Note: NIC tunables are generally tuned in their specific driver's /kernel/drv/.conf file. But they can also be tuned in custom-written startup scripts that adjust the NIC tunables using the Solaris 'ndd' command.

Example of /kernel/drv/nxge.conf:

name = "pciex108e,abcd" parent = "/pci@0,600000/pci@0/pci@9" unit-address = "0" adv-autoneg-cap = 0 adv_10gfdx_cap = 0 adv_1000fdx_cap = 0 adv_100fdx_cap = 1 adv_10fdx_cap = 0;
name = "pciex108e,abcd" parent = "/pci@0,600000/pci@0/pci@9" unit-address = "0,1" adv-autoneg-cap = 0 adv_10gfdx_cap = 0 adv_1000fdx_cap = 1 adv_100fdx_cap = 0 adv_10fdx_cap = 0;
name = "pciex108e,abcd" parent = "/pci@0,600000/pci@0/pci@9" unit-address = "0,2" adv-autoneg-cap = 0 adv_10gfdx_cap = 0 adv_1000fdx_cap = 0 adv_100fdx_cap = 1 adv_10fdx_cap = 0;
name = "pciex108e,abcd" parent = "/pci@0,600000/pci@0/pci@9" unit-address = "0,3" adv-autoneg-cap = 0 adv_10gfdx_cap = 0 adv_1000fdx_cap = 1 adv_100fdx_cap = 0 adv_10fdx_cap = 0;
 
vcs_server1 # dladm show-dev  
bge0            link: up        speed: 100   Mbps       duplex: full 
nxge0           link: up        speed: 100   Mbps       duplex: full  
nxge1           link: up        speed: 1000  Mbps       duplex: full  
nxge2           link: up        speed: 100   Mbps       duplex: full  
nxge3           link: down      speed: 1000  Mbps       duplex: full  

 

We see that interfaces nxge1 and nxge3 are configured as 1000BASE-T, but have Autonegotiate tuned to be OFF  in /kernel/drv/nxge.conf.

Disabling autonegotiation on 1000BASE-T  links is not supported, as the link layer cannot adequately 'renegotiate' a lost link when autoneg is off.

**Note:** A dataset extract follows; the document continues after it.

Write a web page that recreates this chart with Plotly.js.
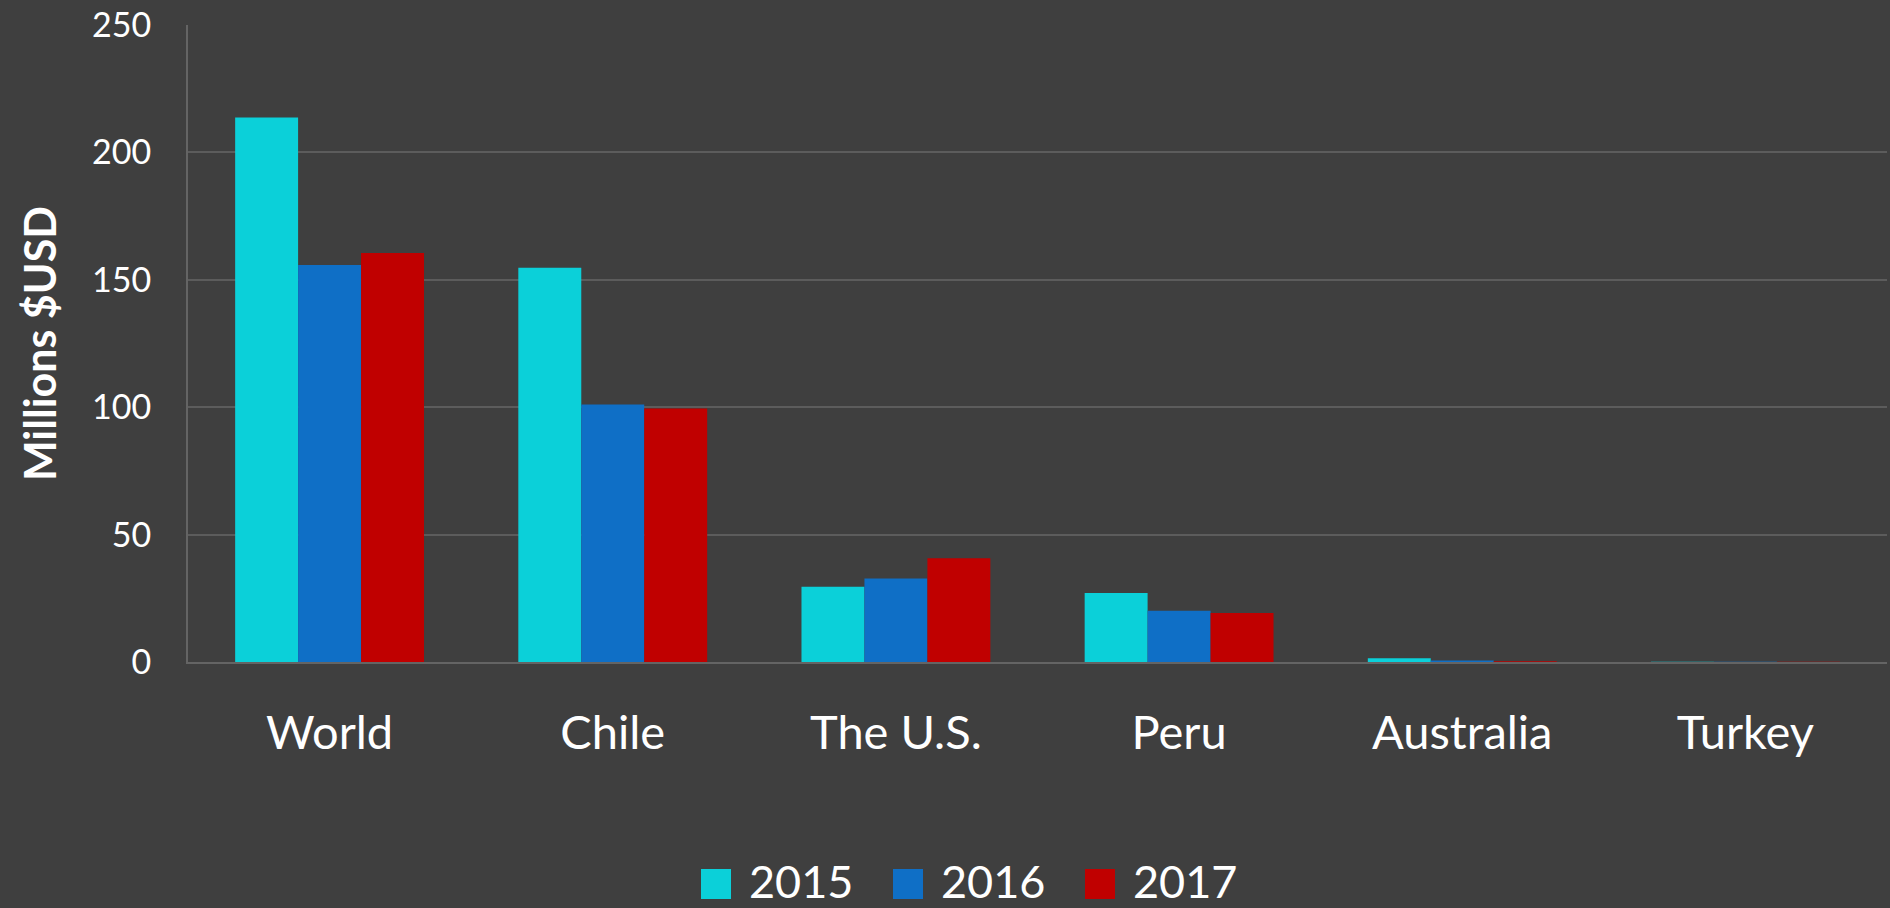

Even if the NIC driver is tuned with link_master parameters. The link_master parameters are ONLY supported for back-to-back NIC configuration, and have been found to have issues even under this scenario. It is simply not recommended to run 1000MBit speeds without autonegotiation being enabled for NIC capable of 1000BASE-T speeds or higher.

Issue/Introduction

If a physical link is disconnected, the ability of the link to self-recover (without a reboot) is severely limited if autonegotiation is not set in the NIC configuration file.